> [What you are asked to do]: Write the listing below out again exactly, dropping the images.

> [Collected data]:
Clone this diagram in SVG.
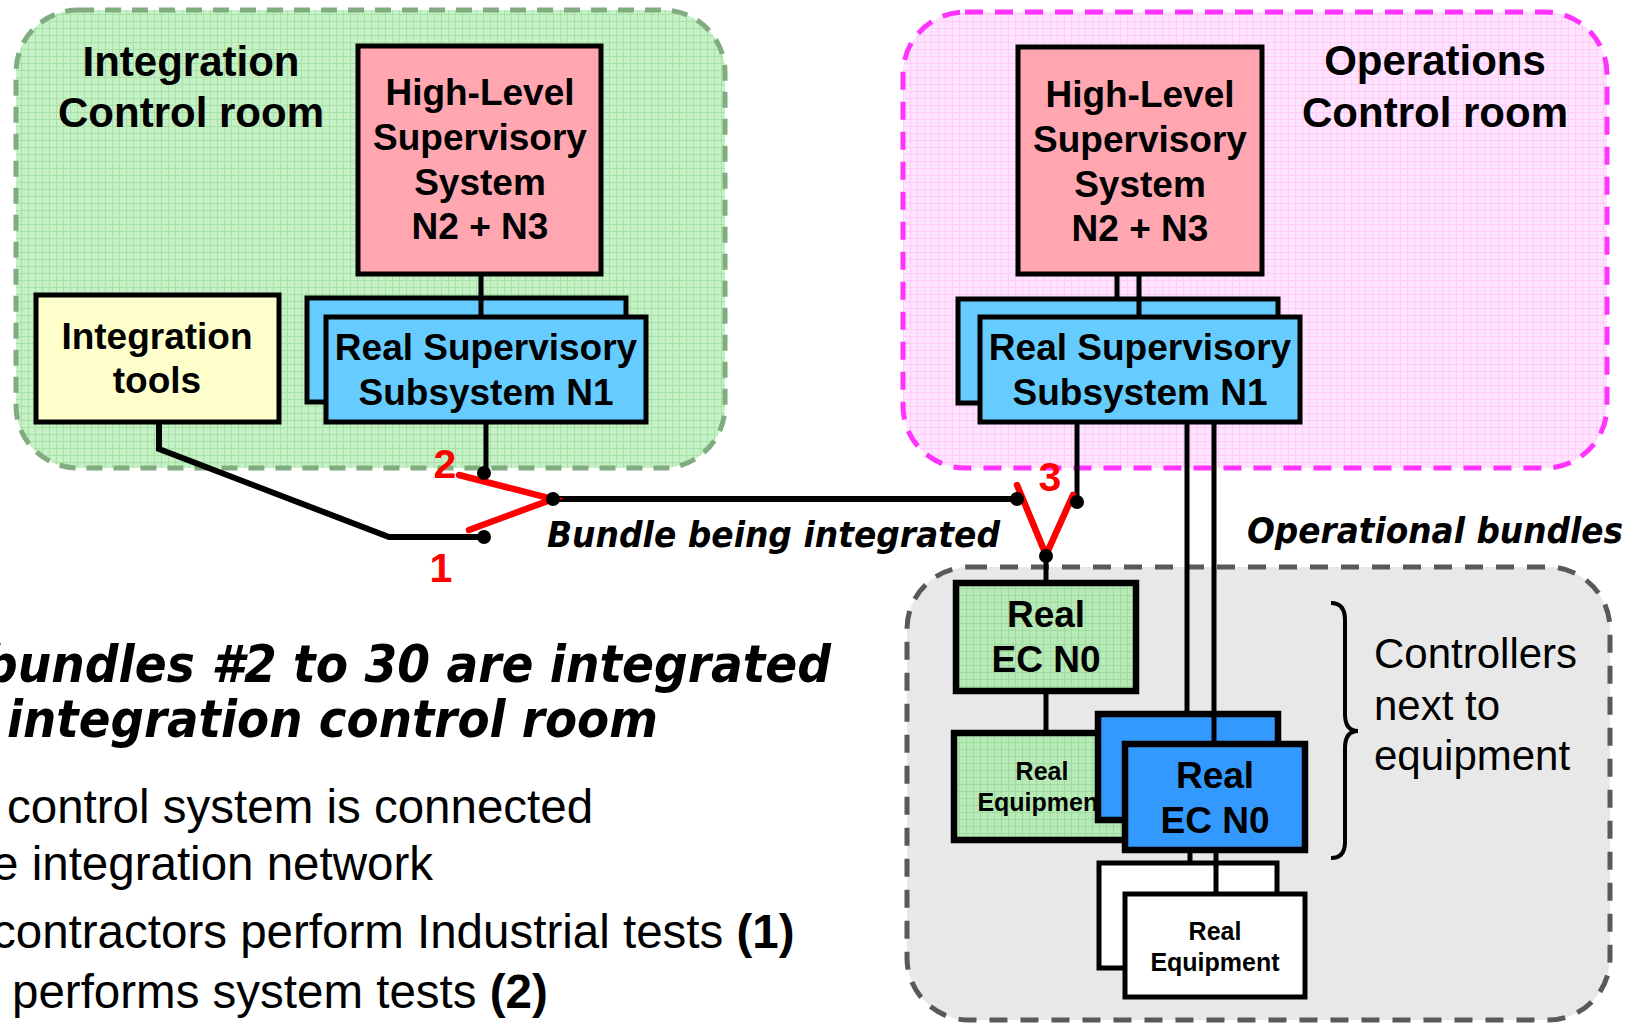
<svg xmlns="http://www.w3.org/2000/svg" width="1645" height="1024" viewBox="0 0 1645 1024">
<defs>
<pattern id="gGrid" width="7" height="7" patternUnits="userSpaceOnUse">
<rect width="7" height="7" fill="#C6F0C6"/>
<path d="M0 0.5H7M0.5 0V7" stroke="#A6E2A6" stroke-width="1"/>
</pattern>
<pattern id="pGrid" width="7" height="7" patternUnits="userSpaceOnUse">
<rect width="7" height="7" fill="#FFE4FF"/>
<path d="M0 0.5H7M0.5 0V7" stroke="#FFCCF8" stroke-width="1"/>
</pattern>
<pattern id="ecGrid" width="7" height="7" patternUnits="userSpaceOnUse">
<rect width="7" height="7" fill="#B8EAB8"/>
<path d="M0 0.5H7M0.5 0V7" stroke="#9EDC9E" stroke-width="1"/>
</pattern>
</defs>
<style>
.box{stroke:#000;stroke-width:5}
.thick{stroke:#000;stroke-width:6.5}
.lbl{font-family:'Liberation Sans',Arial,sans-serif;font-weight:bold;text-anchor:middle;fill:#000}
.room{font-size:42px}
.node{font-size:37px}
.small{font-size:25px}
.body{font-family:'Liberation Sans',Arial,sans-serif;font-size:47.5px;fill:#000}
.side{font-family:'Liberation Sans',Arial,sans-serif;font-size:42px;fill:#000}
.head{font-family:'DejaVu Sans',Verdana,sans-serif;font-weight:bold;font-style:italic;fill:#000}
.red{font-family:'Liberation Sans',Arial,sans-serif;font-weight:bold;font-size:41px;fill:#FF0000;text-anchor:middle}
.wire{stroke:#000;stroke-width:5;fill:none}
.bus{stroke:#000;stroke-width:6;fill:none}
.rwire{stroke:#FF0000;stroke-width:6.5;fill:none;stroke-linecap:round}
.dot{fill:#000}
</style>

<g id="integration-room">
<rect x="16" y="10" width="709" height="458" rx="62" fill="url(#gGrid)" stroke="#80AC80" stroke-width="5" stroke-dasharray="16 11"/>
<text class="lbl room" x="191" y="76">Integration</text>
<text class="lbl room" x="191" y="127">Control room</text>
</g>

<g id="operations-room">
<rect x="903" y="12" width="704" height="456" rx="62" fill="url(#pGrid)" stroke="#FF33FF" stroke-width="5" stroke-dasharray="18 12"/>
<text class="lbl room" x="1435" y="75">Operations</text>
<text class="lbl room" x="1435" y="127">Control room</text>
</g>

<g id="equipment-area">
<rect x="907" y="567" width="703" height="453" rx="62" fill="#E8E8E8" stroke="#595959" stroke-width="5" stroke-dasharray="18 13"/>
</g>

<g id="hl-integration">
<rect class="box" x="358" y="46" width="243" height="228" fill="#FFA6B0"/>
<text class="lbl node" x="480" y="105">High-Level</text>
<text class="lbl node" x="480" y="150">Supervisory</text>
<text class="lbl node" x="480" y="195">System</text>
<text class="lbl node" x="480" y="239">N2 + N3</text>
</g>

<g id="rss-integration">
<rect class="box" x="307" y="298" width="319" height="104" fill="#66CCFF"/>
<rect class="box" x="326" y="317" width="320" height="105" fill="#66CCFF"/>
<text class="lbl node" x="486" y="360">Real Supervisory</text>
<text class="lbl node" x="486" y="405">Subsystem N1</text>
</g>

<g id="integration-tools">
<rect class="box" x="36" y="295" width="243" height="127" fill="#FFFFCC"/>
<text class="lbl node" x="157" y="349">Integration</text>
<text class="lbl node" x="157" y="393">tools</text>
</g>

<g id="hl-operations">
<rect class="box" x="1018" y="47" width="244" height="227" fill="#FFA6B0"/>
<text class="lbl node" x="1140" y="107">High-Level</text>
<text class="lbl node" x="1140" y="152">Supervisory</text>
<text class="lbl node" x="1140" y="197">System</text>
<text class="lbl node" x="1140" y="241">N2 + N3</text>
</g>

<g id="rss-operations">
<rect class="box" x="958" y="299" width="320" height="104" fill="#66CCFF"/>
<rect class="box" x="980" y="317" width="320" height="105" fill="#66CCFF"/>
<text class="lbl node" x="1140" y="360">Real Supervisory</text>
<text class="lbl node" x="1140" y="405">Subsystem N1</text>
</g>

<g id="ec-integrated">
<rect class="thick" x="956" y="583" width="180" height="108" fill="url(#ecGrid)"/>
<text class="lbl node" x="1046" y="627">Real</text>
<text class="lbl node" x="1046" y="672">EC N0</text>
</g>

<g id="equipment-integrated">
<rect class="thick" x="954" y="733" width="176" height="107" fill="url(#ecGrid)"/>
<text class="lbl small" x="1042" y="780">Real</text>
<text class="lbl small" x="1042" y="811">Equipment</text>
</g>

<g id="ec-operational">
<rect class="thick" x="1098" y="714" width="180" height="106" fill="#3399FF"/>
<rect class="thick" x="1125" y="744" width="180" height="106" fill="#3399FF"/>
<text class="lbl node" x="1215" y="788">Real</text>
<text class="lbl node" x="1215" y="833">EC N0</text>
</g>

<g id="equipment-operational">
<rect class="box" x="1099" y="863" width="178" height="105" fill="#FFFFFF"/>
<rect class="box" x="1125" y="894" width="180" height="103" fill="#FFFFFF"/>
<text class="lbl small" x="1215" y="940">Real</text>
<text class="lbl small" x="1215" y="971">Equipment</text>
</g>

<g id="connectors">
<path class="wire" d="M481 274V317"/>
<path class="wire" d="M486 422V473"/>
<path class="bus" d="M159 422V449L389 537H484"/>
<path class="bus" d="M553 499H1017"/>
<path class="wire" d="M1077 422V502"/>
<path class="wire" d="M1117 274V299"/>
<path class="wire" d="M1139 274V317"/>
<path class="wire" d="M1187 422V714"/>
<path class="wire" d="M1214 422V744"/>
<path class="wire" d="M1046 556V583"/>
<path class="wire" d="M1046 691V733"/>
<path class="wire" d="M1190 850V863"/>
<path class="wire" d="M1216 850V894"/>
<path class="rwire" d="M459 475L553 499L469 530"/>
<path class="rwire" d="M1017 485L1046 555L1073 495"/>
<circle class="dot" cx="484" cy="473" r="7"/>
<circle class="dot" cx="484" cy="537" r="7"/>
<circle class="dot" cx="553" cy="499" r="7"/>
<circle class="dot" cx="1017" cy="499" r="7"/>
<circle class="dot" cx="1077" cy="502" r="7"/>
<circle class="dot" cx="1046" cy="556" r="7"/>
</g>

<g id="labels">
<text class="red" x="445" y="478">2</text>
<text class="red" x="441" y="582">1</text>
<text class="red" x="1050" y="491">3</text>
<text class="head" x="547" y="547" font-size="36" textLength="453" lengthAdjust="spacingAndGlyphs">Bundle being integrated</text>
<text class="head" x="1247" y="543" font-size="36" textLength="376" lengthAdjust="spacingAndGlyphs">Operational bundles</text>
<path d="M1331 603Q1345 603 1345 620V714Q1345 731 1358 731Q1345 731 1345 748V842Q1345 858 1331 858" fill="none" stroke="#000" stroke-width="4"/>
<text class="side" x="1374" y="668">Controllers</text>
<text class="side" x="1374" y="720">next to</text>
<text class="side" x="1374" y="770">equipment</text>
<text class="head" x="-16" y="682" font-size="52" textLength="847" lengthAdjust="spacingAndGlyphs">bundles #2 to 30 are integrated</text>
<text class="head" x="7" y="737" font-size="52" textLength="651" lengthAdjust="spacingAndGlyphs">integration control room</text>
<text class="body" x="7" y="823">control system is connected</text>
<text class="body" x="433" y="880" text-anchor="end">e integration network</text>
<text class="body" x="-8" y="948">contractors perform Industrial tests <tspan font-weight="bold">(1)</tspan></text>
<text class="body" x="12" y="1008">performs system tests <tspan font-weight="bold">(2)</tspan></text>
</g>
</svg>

> [Solved problem]:
Clone this diagram in SVG.
<svg xmlns="http://www.w3.org/2000/svg" width="1645" height="1024" viewBox="0 0 1645 1024">
<defs>
<pattern id="gGrid" width="7" height="7" patternUnits="userSpaceOnUse">
<rect width="7" height="7" fill="#C6F0C6"/>
<path d="M0 0.5H7M0.5 0V7" stroke="#A6E2A6" stroke-width="1"/>
</pattern>
<pattern id="pGrid" width="7" height="7" patternUnits="userSpaceOnUse">
<rect width="7" height="7" fill="#FFE4FF"/>
<path d="M0 0.5H7M0.5 0V7" stroke="#FFCCF8" stroke-width="1"/>
</pattern>
<pattern id="ecGrid" width="7" height="7" patternUnits="userSpaceOnUse">
<rect width="7" height="7" fill="#B8EAB8"/>
<path d="M0 0.5H7M0.5 0V7" stroke="#9EDC9E" stroke-width="1"/>
</pattern>
</defs>
<style>
.box{stroke:#000;stroke-width:5}
.thick{stroke:#000;stroke-width:6.5}
.lbl{font-family:'Liberation Sans',Arial,sans-serif;font-weight:bold;text-anchor:middle;fill:#000}
.room{font-size:42px}
.node{font-size:37px}
.small{font-size:25px}
.body{font-family:'Liberation Sans',Arial,sans-serif;font-size:47.5px;fill:#000}
.side{font-family:'Liberation Sans',Arial,sans-serif;font-size:42px;fill:#000}
.head{font-family:'DejaVu Sans',Verdana,sans-serif;font-weight:bold;font-style:italic;fill:#000}
.red{font-family:'Liberation Sans',Arial,sans-serif;font-weight:bold;font-size:41px;fill:#FF0000;text-anchor:middle}
.wire{stroke:#000;stroke-width:5;fill:none}
.bus{stroke:#000;stroke-width:6;fill:none}
.rwire{stroke:#FF0000;stroke-width:6.5;fill:none;stroke-linecap:round}
.dot{fill:#000}
</style>

<g id="integration-room">
<rect x="16" y="10" width="709" height="458" rx="62" fill="url(#gGrid)" stroke="#80AC80" stroke-width="5" stroke-dasharray="16 11"/>
<text class="lbl room" x="191" y="76">Integration</text>
<text class="lbl room" x="191" y="127">Control room</text>
</g>

<g id="operations-room">
<rect x="903" y="12" width="704" height="456" rx="62" fill="url(#pGrid)" stroke="#FF33FF" stroke-width="5" stroke-dasharray="18 12"/>
<text class="lbl room" x="1435" y="75">Operations</text>
<text class="lbl room" x="1435" y="127">Control room</text>
</g>

<g id="equipment-area">
<rect x="907" y="567" width="703" height="453" rx="62" fill="#E8E8E8" stroke="#595959" stroke-width="5" stroke-dasharray="18 13"/>
</g>

<g id="hl-integration">
<rect class="box" x="358" y="46" width="243" height="228" fill="#FFA6B0"/>
<text class="lbl node" x="480" y="105">High-Level</text>
<text class="lbl node" x="480" y="150">Supervisory</text>
<text class="lbl node" x="480" y="195">System</text>
<text class="lbl node" x="480" y="239">N2 + N3</text>
</g>

<g id="rss-integration">
<rect class="box" x="307" y="298" width="319" height="104" fill="#66CCFF"/>
<rect class="box" x="326" y="317" width="320" height="105" fill="#66CCFF"/>
<text class="lbl node" x="486" y="360">Real Supervisory</text>
<text class="lbl node" x="486" y="405">Subsystem N1</text>
</g>

<g id="integration-tools">
<rect class="box" x="36" y="295" width="243" height="127" fill="#FFFFCC"/>
<text class="lbl node" x="157" y="349">Integration</text>
<text class="lbl node" x="157" y="393">tools</text>
</g>

<g id="hl-operations">
<rect class="box" x="1018" y="47" width="244" height="227" fill="#FFA6B0"/>
<text class="lbl node" x="1140" y="107">High-Level</text>
<text class="lbl node" x="1140" y="152">Supervisory</text>
<text class="lbl node" x="1140" y="197">System</text>
<text class="lbl node" x="1140" y="241">N2 + N3</text>
</g>

<g id="rss-operations">
<rect class="box" x="958" y="299" width="320" height="104" fill="#66CCFF"/>
<rect class="box" x="980" y="317" width="320" height="105" fill="#66CCFF"/>
<text class="lbl node" x="1140" y="360">Real Supervisory</text>
<text class="lbl node" x="1140" y="405">Subsystem N1</text>
</g>

<g id="ec-integrated">
<rect class="thick" x="956" y="583" width="180" height="108" fill="url(#ecGrid)"/>
<text class="lbl node" x="1046" y="627">Real</text>
<text class="lbl node" x="1046" y="672">EC N0</text>
</g>

<g id="equipment-integrated">
<rect class="thick" x="954" y="733" width="176" height="107" fill="url(#ecGrid)"/>
<text class="lbl small" x="1042" y="780">Real</text>
<text class="lbl small" x="1042" y="811">Equipment</text>
</g>

<g id="ec-operational">
<rect class="thick" x="1098" y="714" width="180" height="106" fill="#3399FF"/>
<rect class="thick" x="1125" y="744" width="180" height="106" fill="#3399FF"/>
<text class="lbl node" x="1215" y="788">Real</text>
<text class="lbl node" x="1215" y="833">EC N0</text>
</g>

<g id="equipment-operational">
<rect class="box" x="1099" y="863" width="178" height="105" fill="#FFFFFF"/>
<rect class="box" x="1125" y="894" width="180" height="103" fill="#FFFFFF"/>
<text class="lbl small" x="1215" y="940">Real</text>
<text class="lbl small" x="1215" y="971">Equipment</text>
</g>

<g id="connectors">
<path class="wire" d="M481 274V317"/>
<path class="wire" d="M486 422V473"/>
<path class="bus" d="M159 422V449L389 537H484"/>
<path class="bus" d="M553 499H1017"/>
<path class="wire" d="M1077 422V502"/>
<path class="wire" d="M1117 274V299"/>
<path class="wire" d="M1139 274V317"/>
<path class="wire" d="M1187 422V714"/>
<path class="wire" d="M1214 422V744"/>
<path class="wire" d="M1046 556V583"/>
<path class="wire" d="M1046 691V733"/>
<path class="wire" d="M1190 850V863"/>
<path class="wire" d="M1216 850V894"/>
<path class="rwire" d="M459 475L553 499L469 530"/>
<path class="rwire" d="M1017 485L1046 555L1073 495"/>
<circle class="dot" cx="484" cy="473" r="7"/>
<circle class="dot" cx="484" cy="537" r="7"/>
<circle class="dot" cx="553" cy="499" r="7"/>
<circle class="dot" cx="1017" cy="499" r="7"/>
<circle class="dot" cx="1077" cy="502" r="7"/>
<circle class="dot" cx="1046" cy="556" r="7"/>
</g>

<g id="labels">
<text class="red" x="445" y="478">2</text>
<text class="red" x="441" y="582">1</text>
<text class="red" x="1050" y="491">3</text>
<text class="head" x="547" y="547" font-size="36" textLength="453" lengthAdjust="spacingAndGlyphs">Bundle being integrated</text>
<text class="head" x="1247" y="543" font-size="36" textLength="376" lengthAdjust="spacingAndGlyphs">Operational bundles</text>
<path d="M1331 603Q1345 603 1345 620V714Q1345 731 1358 731Q1345 731 1345 748V842Q1345 858 1331 858" fill="none" stroke="#000" stroke-width="4"/>
<text class="side" x="1374" y="668">Controllers</text>
<text class="side" x="1374" y="720">next to</text>
<text class="side" x="1374" y="770">equipment</text>
<text class="head" x="-16" y="682" font-size="52" textLength="847" lengthAdjust="spacingAndGlyphs">bundles #2 to 30 are integrated</text>
<text class="head" x="7" y="737" font-size="52" textLength="651" lengthAdjust="spacingAndGlyphs">integration control room</text>
<text class="body" x="7" y="823">control system is connected</text>
<text class="body" x="433" y="880" text-anchor="end">e integration network</text>
<text class="body" x="-8" y="948">contractors perform Industrial tests <tspan font-weight="bold">(1)</tspan></text>
<text class="body" x="12" y="1008">performs system tests <tspan font-weight="bold">(2)</tspan></text>
</g>
</svg>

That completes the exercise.